Erstens gibt es in den Kreisen des vaterländischen Sportes eine tiefe Staatsgläubigkeit und Staatstreue. Beim öffentlich-rechtlichen – also beim staatstragenden – Fernsehen fühlen sie sich geborgen und respektiert. Sie gehen zu Recht davon aus, dass respektvoll und ausgewogen berichtet wird. Eine zu moderne, dynamische Berichterstattung nach bester Boulevard-Art, wie sie bei privaten TV-Stationen Brauch ist mit entsprechender Einflussnahme auf Ablauf der Feste oder gar auf Reglemente, die sich seit mehr als einem Jahrhundert bewährt haben, fürchten sie wie der Teufel das geweihte Wasser.
Zweitens hat der Verband das Geld nicht nötig. Einnahmen aus den TV-Rechten von bis zu zehn Millionen Franken würden die Verbandsstrukturen in den Grundfesten erschüttern, ja zerreissen. Es würde mit ziemlicher Sicherheit zu einem Hauen und Stechen ums Geld kommen und es würde nicht lange dauern, bis die Schwinger mit Anwältinnen und Anwälten versuchen würden, die Verbandskasse mit dem Hinweis auf Persönlichkeitsrechte zu sprengen. Letztlich machen ja die Bösen (im Schwingen sind die Guten die Bösen) den Wert der TV-Rechte aus.

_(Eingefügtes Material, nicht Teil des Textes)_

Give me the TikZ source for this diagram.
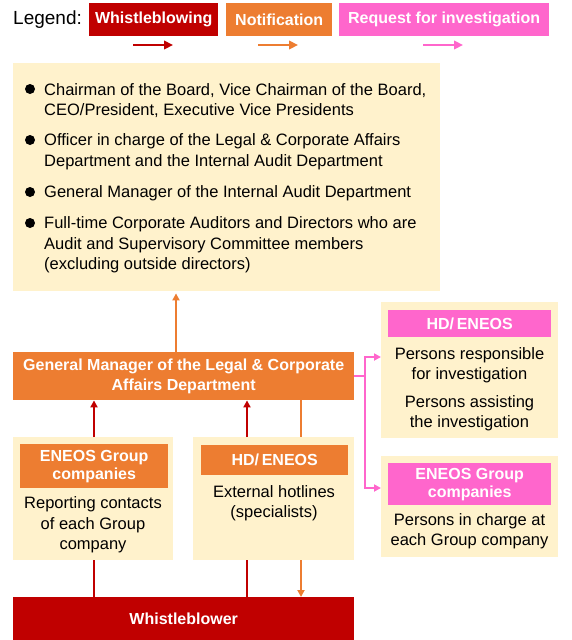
\documentclass[tikz,border=0pt]{standalone}
\usepackage{fontspec}
\setmainfont{Liberation Sans}
\usetikzlibrary{arrows.meta}
\definecolor{wbred}{HTML}{C00000}
\definecolor{notor}{HTML}{ED7D31}
\definecolor{reqpk}{HTML}{FF66CC}
\definecolor{cream}{HTML}{FFF2CC}
\begin{document}
\begin{tikzpicture}[x=1pt,y=-1pt,
  panel/.style={fill=cream, draw=none, inner sep=0, anchor=north west},
  hdr/.style={draw=none, inner sep=0, anchor=north west, text=white, align=center,
    font=\bfseries\fontsize{16}{18}\selectfont},
  body/.style={inner sep=0, align=center, font=\fontsize{16.5}{20.5}\selectfont},
  item/.style={inner sep=0, align=left, anchor=west, font=\fontsize{16.5}{20.5}\selectfont},
  dot/.style={circle, fill=black, minimum size=10pt, inner sep=0},
  tip/.style={-{Triangle[length=7pt,width=7pt]}},
  wline/.style={draw=wbred, line width=2pt},
  nline/.style={draw=notor, line width=2pt},
  rline/.style={draw=reqpk, line width=2pt},
  legarrow/.style={line width=2.7pt, -{Triangle[length=9pt,width=8.5pt]}}
]
\useasboundingbox (0,0) rectangle (572,640);

% ---- legend ----
\node[anchor=west, inner sep=0, font=\fontsize{19}{22}\selectfont] (leg) at (13,19.5) {Legend:};
\node[hdr, fill=wbred, minimum width=129pt, minimum height=33pt] (lw) at (89,3) {Whistleblowing};
\node[hdr, fill=notor, minimum width=106pt, minimum height=33pt] (ln) at (226,3) {Notification};
\node[hdr, fill=reqpk, minimum width=210pt, minimum height=33pt] (lr) at (339,3) {Request for investigation};
\coordinate (lwa) at (133,45); \coordinate (lwb) at (173,45);
\coordinate (lna) at (258,45); \coordinate (lnb) at (298,45);
\coordinate (lra) at (423,45); \coordinate (lrb) at (463,45);
\draw[legarrow, wbred] (lwa) -- (lwb);
\draw[legarrow, notor] (lna) -- (lnb);
\draw[legarrow, reqpk] (lra) -- (lrb);

% ---- top box ----
\node[panel, minimum width=427pt, minimum height=228pt] (top) at (13,63) {};
\node[dot] (b1) at (30,89) {};
\node[dot] (b2) at (30,140) {};
\node[dot] (b3) at (30,192) {};
\node[dot] (b4) at (30,223) {};
\node[item] (i1) at (44,100.5) {Chairman of the Board, Vice Chairman of the Board,\\CEO/President, Executive Vice Presidents};
\node[item] (i2) at (44,151.5) {Officer in charge of the Legal \& Corporate Affairs\\Department and the Internal Audit Department};
\node[item] (i3) at (44,193.5) {General Manager of the Internal Audit Department};
\node[item] (i4) at (44,245) {Full-time Corporate Auditors and Directors who are\\Audit and Supervisory Committee members\\(excluding outside directors)};

% ---- GM box ----
\node[hdr, fill=notor, minimum width=341pt, minimum height=48pt, font=\bfseries\fontsize{16}{20}\selectfont] (gm) at (13,352) {General Manager of the Legal \& Corporate\\Affairs Department};

% ---- left cream box ----
\node[panel, minimum width=160pt, minimum height=123pt] (lc) at (13,437) {};
\node[hdr, fill=notor, minimum width=148pt, minimum height=44pt] (lch) at (20,444) {ENEOS Group\\companies};
\node[body] (lcb) at (93,525) {Reporting contacts\\of each Group\\company};

% ---- middle cream box ----
\node[panel, minimum width=161pt, minimum height=123pt] (mc) at (193,437) {};
\node[hdr, fill=notor, minimum width=147pt, minimum height=30pt] (mch) at (201,445) {HD/\thinspace ENEOS};
\node[body] (mcb) at (274,503) {External hotlines\\(specialists)};

% ---- whistleblower ----
\node[hdr, fill=wbred, minimum width=341pt, minimum height=43pt] (wb) at (13,597) {Whistleblower};

% ---- right box 1 ----
\node[panel, minimum width=177pt, minimum height=136pt] (r1) at (381,302) {};
\node[hdr, fill=reqpk, minimum width=163pt, minimum height=27pt] (r1h) at (388,310) {HD/\thinspace ENEOS};
\node[body] (r1a) at (469.5,365) {Persons responsible\\for investigation};
\node[body] (r1b) at (469.5,413) {Persons assisting\\the investigation};

% ---- right box 2 ----
\node[panel, minimum width=177pt, minimum height=101pt] (r2) at (381,456) {};
\node[hdr, fill=reqpk, minimum width=163pt, minimum height=42pt] (r2h) at (388,463) {ENEOS Group\\companies};
\node[body] (r2b) at (469.5,531) {Persons in charge at\\each Group company};

% ---- connectors ----
\draw[nline, tip, shorten >=2pt] (176,0 |- gm.north) -- (176,0 |- top.south);
\draw[wline] (94,0 |- wb.north) -- (94,0 |- lc.south);
\draw[wline, tip] (94,0 |- lc.north) -- (94,0 |- gm.south);
\draw[wline] (247,0 |- wb.north) -- (247,0 |- mc.south);
\draw[wline, tip] (247,0 |- mc.north) -- (247,0 |- gm.south);
\draw[nline] (301,0 |- gm.south) -- (301,0 |- mc.north);
\draw[nline, tip] (301,0 |- mc.south) -- (301,0 |- wb.north);
\coordinate (pj) at (365,376);
\draw[rline, tip] (gm.east |- pj) -- (pj) |- (r1.west |- 0,357);
\draw[rline, tip] (pj) |- (r2.west |- 0,488);
\end{tikzpicture}
\end{document}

Zudem würden die Organisatoren der Feste vom Verband ihren Anteil am Geldsegen einfordern, was die Verbandstrukturen von Grund auf verändern könnte. Mit dem inneren Frieden, der Beschaulichkeit in der Welt des Schwingens wäre es für alle Zeiten vorbei. Der ESV hat auch wohlweislich in der Vergangenheit das finanziell lukrative Angebot des Medienkonzerns Ringier abgelehnt, im Hallenstadion jährlich ein «Masterturnier» des Schwingens aufzuführen.
Drittens wissen die Schwinger sehr wohl, dass der Boom der letzten Jahre in erster Linie der Präsenz im frei empfangbaren Fernsehen zu verdanken ist. Es wäre unklug, die in letzter Zeit arg unter politischen Druck geratenen («Halbierungsinitiative») und auch sonst gebeutelten TV-Vögte (sie haben soeben bis 2035 die Rechte am nationalen Eishockey verloren) mit höheren Geldforderungen zu verstimmen.
Rolf Gasser fasst die Situation in klugen Worten zusammen: «Wir verdanken die Entwicklung der letzten 20 Jahre zu einem grossen Teil dem Fernsehen. Wir sind telegen geworden. So hat sich über die Jahre eine Win-win-Situation für das Fernsehen und für uns entwickelt. Dazu wollen wir Sorge tragen.»
Oder wie schon unser aller heiliger Bruder Klaus im 15. Jahrhundert seine Zeitgenossen, die drauf und dran waren, eine militärische Grossmacht zu werden, mit den Worten «Machet den Zun nyt zuo wyt!» zur Mässigung gemahnt hatte.